*SOURCE DATA:*

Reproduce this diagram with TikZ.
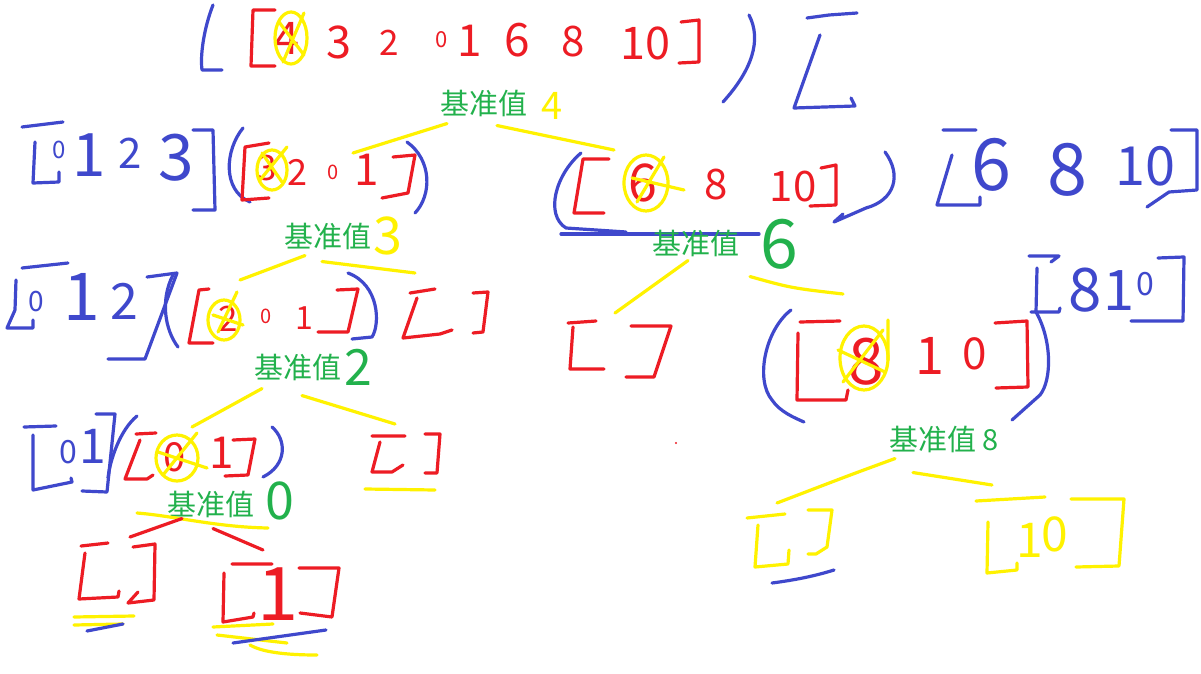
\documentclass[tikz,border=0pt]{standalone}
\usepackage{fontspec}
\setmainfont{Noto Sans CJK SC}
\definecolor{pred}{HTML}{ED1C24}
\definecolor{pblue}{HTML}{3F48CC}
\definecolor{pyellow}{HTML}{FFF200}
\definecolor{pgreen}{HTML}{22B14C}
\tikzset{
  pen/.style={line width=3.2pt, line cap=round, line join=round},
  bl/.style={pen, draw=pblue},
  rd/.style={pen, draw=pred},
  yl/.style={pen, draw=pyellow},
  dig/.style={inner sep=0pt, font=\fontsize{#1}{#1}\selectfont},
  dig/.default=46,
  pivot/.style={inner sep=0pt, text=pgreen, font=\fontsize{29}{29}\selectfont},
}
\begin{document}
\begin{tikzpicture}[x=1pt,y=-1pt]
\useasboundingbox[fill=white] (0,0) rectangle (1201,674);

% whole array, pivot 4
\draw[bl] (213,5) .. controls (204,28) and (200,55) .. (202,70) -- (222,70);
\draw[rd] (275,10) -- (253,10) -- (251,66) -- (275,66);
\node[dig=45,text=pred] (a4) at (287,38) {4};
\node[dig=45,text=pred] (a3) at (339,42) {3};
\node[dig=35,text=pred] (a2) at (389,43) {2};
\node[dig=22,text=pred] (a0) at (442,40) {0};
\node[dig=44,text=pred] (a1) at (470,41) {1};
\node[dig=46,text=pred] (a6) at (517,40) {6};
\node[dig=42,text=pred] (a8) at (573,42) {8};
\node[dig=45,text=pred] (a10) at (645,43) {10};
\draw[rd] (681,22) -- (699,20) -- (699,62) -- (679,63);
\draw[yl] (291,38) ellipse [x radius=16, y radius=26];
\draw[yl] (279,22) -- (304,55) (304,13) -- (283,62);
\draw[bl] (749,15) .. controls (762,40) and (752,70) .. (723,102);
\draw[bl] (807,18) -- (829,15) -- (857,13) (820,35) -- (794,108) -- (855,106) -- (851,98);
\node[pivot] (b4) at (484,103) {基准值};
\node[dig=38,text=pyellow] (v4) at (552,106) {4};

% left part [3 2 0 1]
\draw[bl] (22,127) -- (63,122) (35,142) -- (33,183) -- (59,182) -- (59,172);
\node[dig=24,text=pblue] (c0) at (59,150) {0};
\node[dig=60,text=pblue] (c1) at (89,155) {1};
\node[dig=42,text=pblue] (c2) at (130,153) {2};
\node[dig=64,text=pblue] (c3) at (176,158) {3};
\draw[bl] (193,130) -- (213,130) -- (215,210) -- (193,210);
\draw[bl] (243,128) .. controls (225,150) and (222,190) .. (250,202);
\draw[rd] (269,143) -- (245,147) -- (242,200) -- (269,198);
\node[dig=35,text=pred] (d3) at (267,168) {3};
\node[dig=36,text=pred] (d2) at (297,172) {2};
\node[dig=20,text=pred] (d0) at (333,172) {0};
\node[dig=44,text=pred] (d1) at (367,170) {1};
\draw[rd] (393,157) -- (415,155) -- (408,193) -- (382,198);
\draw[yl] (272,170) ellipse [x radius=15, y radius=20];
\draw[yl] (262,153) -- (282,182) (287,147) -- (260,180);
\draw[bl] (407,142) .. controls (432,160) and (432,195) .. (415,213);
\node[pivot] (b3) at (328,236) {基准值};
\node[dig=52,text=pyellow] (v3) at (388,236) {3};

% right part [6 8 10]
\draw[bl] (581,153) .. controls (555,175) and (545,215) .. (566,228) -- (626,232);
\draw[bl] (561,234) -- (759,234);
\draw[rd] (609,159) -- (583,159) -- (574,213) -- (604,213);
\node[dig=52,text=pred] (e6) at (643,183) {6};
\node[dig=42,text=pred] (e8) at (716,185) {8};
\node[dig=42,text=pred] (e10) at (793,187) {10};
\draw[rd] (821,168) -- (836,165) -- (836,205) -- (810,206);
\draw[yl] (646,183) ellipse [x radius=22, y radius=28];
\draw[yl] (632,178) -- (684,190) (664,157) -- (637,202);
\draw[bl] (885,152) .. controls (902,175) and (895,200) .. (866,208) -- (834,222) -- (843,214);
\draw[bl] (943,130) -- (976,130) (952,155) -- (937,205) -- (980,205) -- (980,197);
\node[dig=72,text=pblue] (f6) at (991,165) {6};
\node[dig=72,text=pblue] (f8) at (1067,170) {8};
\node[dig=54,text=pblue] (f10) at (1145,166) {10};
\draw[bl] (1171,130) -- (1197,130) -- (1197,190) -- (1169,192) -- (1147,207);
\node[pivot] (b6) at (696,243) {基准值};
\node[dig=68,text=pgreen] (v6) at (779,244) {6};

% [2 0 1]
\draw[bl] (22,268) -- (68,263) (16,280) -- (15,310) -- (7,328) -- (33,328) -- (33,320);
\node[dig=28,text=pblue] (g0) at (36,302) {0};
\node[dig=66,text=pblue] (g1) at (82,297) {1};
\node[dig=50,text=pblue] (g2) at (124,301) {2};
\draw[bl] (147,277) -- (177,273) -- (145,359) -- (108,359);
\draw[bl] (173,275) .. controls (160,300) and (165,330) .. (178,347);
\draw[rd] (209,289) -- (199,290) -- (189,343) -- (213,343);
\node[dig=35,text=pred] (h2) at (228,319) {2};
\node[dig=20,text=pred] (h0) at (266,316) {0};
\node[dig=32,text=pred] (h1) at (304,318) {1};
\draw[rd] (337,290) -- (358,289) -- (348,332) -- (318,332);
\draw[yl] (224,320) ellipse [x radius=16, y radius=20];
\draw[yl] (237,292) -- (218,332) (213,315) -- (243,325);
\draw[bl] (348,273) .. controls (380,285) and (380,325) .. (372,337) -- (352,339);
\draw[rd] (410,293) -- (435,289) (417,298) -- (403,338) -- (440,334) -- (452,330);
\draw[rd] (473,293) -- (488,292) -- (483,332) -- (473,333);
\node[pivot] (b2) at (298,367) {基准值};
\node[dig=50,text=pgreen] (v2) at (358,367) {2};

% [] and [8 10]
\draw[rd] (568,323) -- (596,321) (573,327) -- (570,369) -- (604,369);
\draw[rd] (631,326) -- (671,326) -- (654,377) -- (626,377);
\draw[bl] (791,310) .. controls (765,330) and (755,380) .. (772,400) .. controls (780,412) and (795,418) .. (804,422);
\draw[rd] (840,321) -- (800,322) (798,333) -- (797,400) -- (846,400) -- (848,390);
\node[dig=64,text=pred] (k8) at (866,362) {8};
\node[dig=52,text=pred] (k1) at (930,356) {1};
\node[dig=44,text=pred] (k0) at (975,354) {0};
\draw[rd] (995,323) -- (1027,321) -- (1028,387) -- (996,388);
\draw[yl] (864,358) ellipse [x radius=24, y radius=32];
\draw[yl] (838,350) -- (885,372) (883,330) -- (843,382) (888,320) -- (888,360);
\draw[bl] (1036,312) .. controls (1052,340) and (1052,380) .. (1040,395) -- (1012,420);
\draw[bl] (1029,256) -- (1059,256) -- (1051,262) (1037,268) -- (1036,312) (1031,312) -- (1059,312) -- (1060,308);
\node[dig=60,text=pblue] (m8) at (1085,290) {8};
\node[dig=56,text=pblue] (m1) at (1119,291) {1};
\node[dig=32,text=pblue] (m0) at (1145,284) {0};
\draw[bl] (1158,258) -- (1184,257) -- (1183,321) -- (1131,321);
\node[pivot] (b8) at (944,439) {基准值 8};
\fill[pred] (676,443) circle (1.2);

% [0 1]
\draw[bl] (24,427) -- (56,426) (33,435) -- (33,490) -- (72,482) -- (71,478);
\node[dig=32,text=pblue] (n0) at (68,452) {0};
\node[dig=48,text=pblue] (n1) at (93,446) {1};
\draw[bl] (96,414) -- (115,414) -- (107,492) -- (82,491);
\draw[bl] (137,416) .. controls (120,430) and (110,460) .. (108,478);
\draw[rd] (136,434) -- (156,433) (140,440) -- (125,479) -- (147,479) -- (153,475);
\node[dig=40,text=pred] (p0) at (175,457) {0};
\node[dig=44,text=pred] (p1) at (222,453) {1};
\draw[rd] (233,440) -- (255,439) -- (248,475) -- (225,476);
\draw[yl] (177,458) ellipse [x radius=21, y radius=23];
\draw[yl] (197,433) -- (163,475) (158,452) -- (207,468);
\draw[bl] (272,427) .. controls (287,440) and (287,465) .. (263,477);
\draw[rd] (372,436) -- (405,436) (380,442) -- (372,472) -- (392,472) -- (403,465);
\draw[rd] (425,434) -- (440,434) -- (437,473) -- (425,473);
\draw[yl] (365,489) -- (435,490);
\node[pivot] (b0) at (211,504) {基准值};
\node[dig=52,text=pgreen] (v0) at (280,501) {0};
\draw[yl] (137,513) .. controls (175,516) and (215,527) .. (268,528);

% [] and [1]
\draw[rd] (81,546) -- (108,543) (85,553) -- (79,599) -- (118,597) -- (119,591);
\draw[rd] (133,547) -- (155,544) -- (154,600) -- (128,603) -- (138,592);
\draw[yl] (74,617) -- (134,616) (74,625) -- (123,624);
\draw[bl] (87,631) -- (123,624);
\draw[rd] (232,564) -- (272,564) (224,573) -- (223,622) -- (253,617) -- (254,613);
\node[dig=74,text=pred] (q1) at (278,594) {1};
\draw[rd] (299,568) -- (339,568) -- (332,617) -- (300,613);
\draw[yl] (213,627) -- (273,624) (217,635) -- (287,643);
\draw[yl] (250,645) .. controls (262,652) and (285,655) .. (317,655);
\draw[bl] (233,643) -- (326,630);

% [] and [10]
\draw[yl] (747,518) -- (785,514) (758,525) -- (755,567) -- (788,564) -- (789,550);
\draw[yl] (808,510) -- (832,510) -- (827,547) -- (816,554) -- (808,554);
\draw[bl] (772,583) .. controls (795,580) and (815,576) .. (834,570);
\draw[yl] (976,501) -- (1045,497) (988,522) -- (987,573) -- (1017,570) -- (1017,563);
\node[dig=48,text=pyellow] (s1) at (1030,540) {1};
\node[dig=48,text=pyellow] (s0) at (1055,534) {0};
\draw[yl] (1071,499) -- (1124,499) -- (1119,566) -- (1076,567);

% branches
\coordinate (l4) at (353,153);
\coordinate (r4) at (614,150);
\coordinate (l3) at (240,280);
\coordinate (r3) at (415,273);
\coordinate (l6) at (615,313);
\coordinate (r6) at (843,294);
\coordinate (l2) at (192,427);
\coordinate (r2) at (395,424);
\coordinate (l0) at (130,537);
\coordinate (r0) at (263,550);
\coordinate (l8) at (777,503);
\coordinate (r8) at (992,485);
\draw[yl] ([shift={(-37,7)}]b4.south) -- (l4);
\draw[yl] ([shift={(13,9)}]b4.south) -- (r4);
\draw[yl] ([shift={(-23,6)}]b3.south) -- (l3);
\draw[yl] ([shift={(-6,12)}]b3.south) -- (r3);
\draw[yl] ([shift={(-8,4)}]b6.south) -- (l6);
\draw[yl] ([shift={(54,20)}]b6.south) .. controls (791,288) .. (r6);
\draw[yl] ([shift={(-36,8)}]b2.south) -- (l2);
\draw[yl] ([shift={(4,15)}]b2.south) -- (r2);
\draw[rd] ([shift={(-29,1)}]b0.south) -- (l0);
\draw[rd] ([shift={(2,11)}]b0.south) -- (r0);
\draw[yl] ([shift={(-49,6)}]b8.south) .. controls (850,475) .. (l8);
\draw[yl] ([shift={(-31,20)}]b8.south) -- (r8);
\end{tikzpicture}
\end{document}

*BRIEF:* Would you reproduce the lines above, from the very first through the line containing "(0,0) rectangle (1201,674);", exactly and without the pictures?

*SOLUTION TO THE PROBLEM:*
Reproduce this diagram with TikZ.
\documentclass[tikz,border=0pt]{standalone}
\usepackage{fontspec}
\setmainfont{Noto Sans CJK SC}
\definecolor{pred}{HTML}{ED1C24}
\definecolor{pblue}{HTML}{3F48CC}
\definecolor{pyellow}{HTML}{FFF200}
\definecolor{pgreen}{HTML}{22B14C}
\tikzset{
  pen/.style={line width=3.2pt, line cap=round, line join=round},
  bl/.style={pen, draw=pblue},
  rd/.style={pen, draw=pred},
  yl/.style={pen, draw=pyellow},
  dig/.style={inner sep=0pt, font=\fontsize{#1}{#1}\selectfont},
  dig/.default=46,
  pivot/.style={inner sep=0pt, text=pgreen, font=\fontsize{29}{29}\selectfont},
}
\begin{document}
\begin{tikzpicture}[x=1pt,y=-1pt]
\useasboundingbox[fill=white] (0,0) rectangle (1201,674);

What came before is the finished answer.